Притереться друг к другу, наладить все как-то...выжить?
Ты внезапно осознаешь, что мир вокруг стал до ужаса осколочным и нестабильным - то есть он и раньше имел неприятную привычку уходить из-под ног, но теперь!
Хочется крикнуть кому-то наверху: "Эй, это уже слишком!", но ты понимаешь, что стоишь в полном одиночестве среди разобранного часового механизма.
Да, так и было до этого: каждый год осенью ты начинал собирать по винтику механизм, налаживать его и отслеживать мерное тиканье до тех пор, пока оно не въедалось тебе под кожу, не вытесняло сердце и не начинало отбивать ритм в висках. Все хорошо, все уютно, все работает точно и вывереннно, гигантские часы идут, и ты в их центре, становишься слаженным набором шестеренок, цепляешься сам за себя, но уже не знаешь, кто ты. Забываешь на девять, может чуть меньше, месяцев, превращаешься в ритм, удары, промежутки, повторения, отсчет.
А теперь, что же теперь? Ты смотришь на себя, и видишь себя, но без зеркала. Ты осознаешь кто ты, и обращаешься к себе, говоришь, говоришь, говоришь. И наблюдаешь за своими же попытками собрать новый механизм (а без него ты с ума сойдешь, но слишком много лишнего, слишком много непонятного и нового, чертежей нет, все у тебя в голове, не могло измениться, не должно было меняться, и что теперь делать).
Не сходи с ума, обидно даже, дожил до осени и съезжаешь с катушек, падаешь в ворох листвы на дно своего сознания, а там тепло и всегда готов чай.
Чай отдает прошлогодней травой, в нем искрится солнце, и когда ты падаешь, все перестает быть таким печальным.
И вроде уже хорошо, что ты сверху смотришь, потому что теперь ты наконец можешь увидеть, какая уютная осень на дне тебя.
Растворясь, ты становился частью этого бесконечного шафранового уюта, ты был крупицами пряностей и свешивал ноги с самого кончика палочки коровы, но ты не видел.
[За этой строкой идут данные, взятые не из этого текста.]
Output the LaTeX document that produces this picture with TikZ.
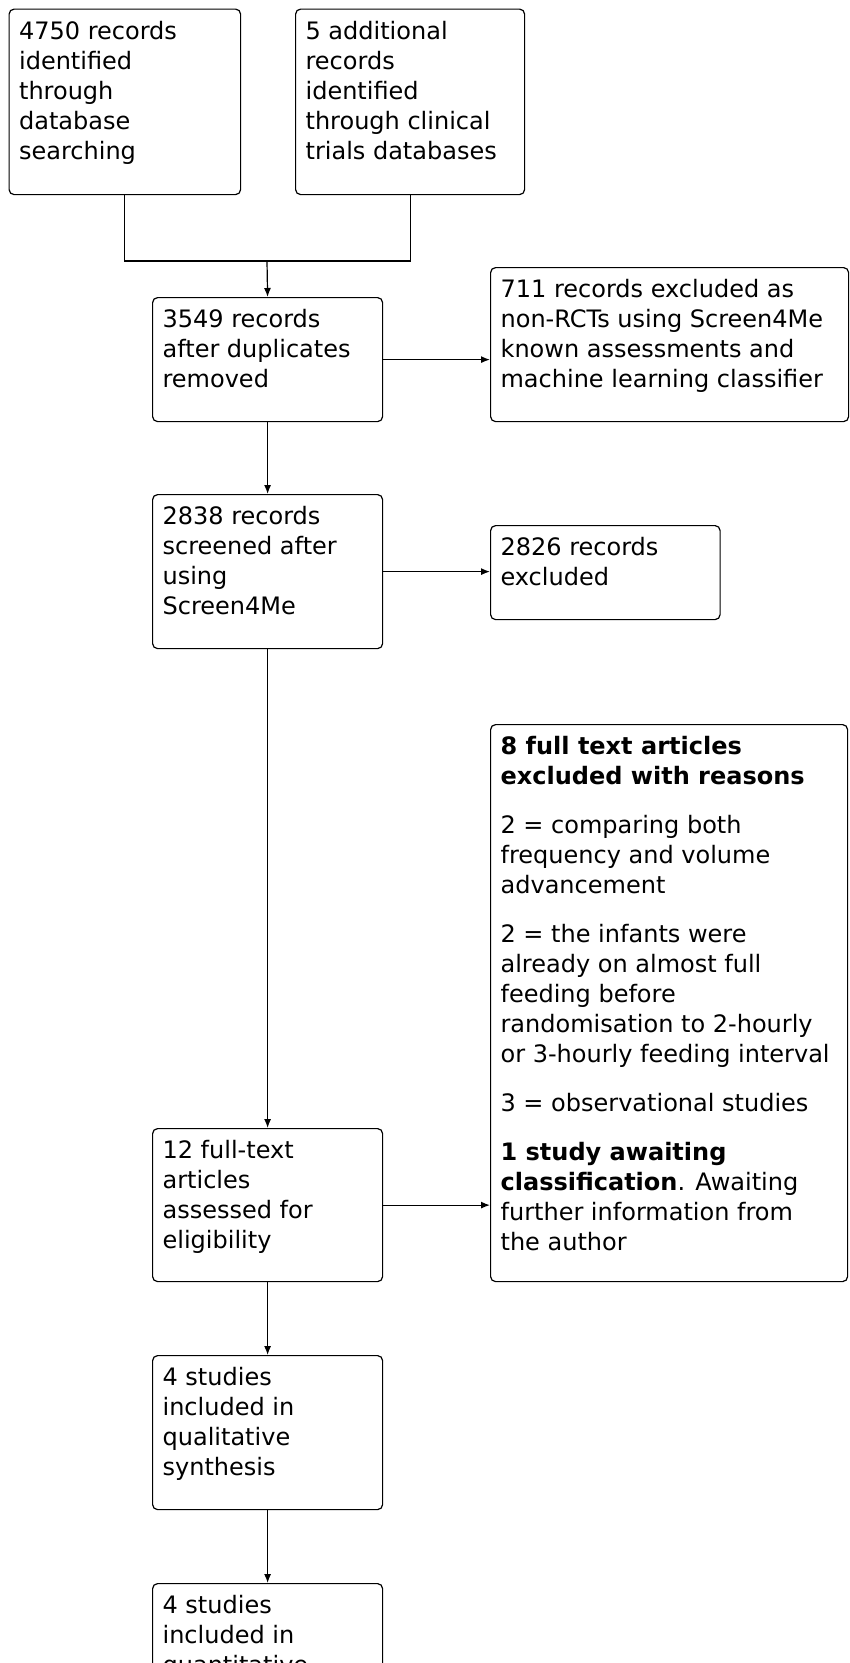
\documentclass[tikz,border=0pt]{standalone}
\usepackage{fontspec}
\setmainfont{DejaVu Sans}
\usetikzlibrary{arrows.meta}
% top aligned text inside a box of fixed size
\newcommand{\boxtxt}[3]{\parbox[c][#2][t]{#1}{\raggedright\vspace*{12pt}#3}}
\newcommand{\reasongap}{\par\vspace{18.8pt}}

\begin{document}
\begin{tikzpicture}[x=1pt, y=-1pt,
  every node/.style={font=\fontsize{24pt}{30pt}\selectfont},
  stage/.style={draw, rounded corners=5pt, anchor=north west, inner xsep=10pt, inner ysep=0pt, line width=1.2pt},
  link/.style={line width=1.2pt},
  flow/.style={line width=1.2pt, -{Latex[length=9pt,width=7pt]}}]
\useasboundingbox (0,0) rectangle (850,1663);
\clip (0,0) rectangle (850,1663);

\node[stage] (ident) at (8.5,8.5) {\boxtxt{211.5pt}{185.5pt}{4750 records\\identified\\through\\database\\searching}};
\node[stage] (extra) at (295,8.5) {\boxtxt{209pt}{185.5pt}{5 additional\\records\\identified\\through clinical\\trials databases}};
\node[stage] (dedup) at (152,297) {\boxtxt{210pt}{124pt}{3549 records\\after duplicates\\removed}};
\node[stage] (nonrct) at (490,267) {\boxtxt{338pt}{154pt}{711 records excluded as\\non-RCTs using Screen4Me\\known assessments and\\machine learning classifier}};
\node[stage] (screen) at (152,494) {\boxtxt{210pt}{154pt}{2838 records\\screened after\\using\\Screen4Me}};
\node[stage] (excl) at (490,525) {\boxtxt{209.5pt}{94pt}{2826 records\\excluded}};
\node[stage] (reasons) at (490,724) {\boxtxt{337pt}{557pt}{\textbf{8 full text articles}\\\textbf{excluded with reasons}\reasongap
2 = comparing both\\frequency and volume\\advancement\reasongap
2 = the infants were\\already on almost full\\feeding before\\randomisation to 2-hourly\\or 3-hourly feeding interval\reasongap
3 = observational studies\reasongap
\textbf{1 study awaiting}\\\textbf{classification}. Awaiting\\further information from\\the author}};
\node[stage] (fulltext) at (152,1128) {\boxtxt{210pt}{153pt}{12 full-text\\articles\\assessed for\\eligibility}};
\node[stage] (qual) at (152,1355) {\boxtxt{210pt}{154pt}{4 studies\\included in\\qualitative\\synthesis}};
\node[stage] (quant) at (152,1583) {\boxtxt{210pt}{154pt}{4 studies\\included in\\quantitative}};

\coordinate (merge) at (267,261);
\draw[link] (ident.south) |- (merge) -| (extra.south);
\draw[flow] (merge) -- (dedup.north);
\draw[flow] (dedup.east) -- (dedup.east -| nonrct.west);
\draw[flow] (dedup.south) -- (screen.north);
\draw[flow] (screen.east) -- (screen.east -| excl.west);
\draw[flow] (screen.south) -- (fulltext.north);
\draw[flow] (fulltext.east) -- (fulltext.east -| reasons.west);
\draw[flow] (fulltext.south) -- (qual.north);
\draw[flow] (qual.south) -- (quant.north);
\end{tikzpicture}
\end{document}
Теперь ты видишь и ощущаешь в два, три раза ярче, словно бы это впервые, и цитируешь: "хотел бы я, чтобы моя жизнь состояла из одних только первых разов". Тебе хочется делиться, хочется переносить эту осень и брызгать на бумагу, на чужие пальто и на чужие жизни.
Чтобы все-все-все становилось дымчатым, красно-коричневым и шерстяным, оранжевым, золотым, искристым, с рубиновыми всполохами. Глубоким, мягким и шелестящим, как чуть потрепанные страницы книги, которую перечитываешь в пятнадцатый раз - и это действительно твой пятнадцатый раз, пятнадцатая осень.
Делать бы тебе то, что нужно, но ты вечно спотыкаешься о людей, пришедших вроде бы случайно, а вроде искавших тебя всю жизнь.
Но ты чувствуешь, что они рядом. Все рядом. И все вместе. Хоть не знают друг друга, но для тебя все собраны в одной комнате, в тебе.
И твоя Вселенная боится ветра, пьет чай и жалуется, что одним чаем питается, лень ей слишком.
И твоя Вселенная - это все они, все их не лучшие, но определенно самые яркие черты...
...ты уже не можешь. Куда там сериала, книгам, фильмам, когда вокруг тебя такая феерия, когда ты ее пульсирующий центр, живой-живой-живой, а в горле сотня восклицательных знаков застряла и вибрирует. Ты ломаешь их, а они внезапно оказываются теми самыми палочками корицы, на которых ты - облачко атомов, да и только - совсем недавно еще сидел.
И тогда ты понимаешь: эта осень прочно вплелась в твой механизм.
И тогда из (не)важных бесед, пустого трепа, улыбок среди пыльных коридоров и долгого пути домой поздно вечером ты вдруг собираешь целые настенные часы.
И...господи боже, они идут. И не собираются останавливаться.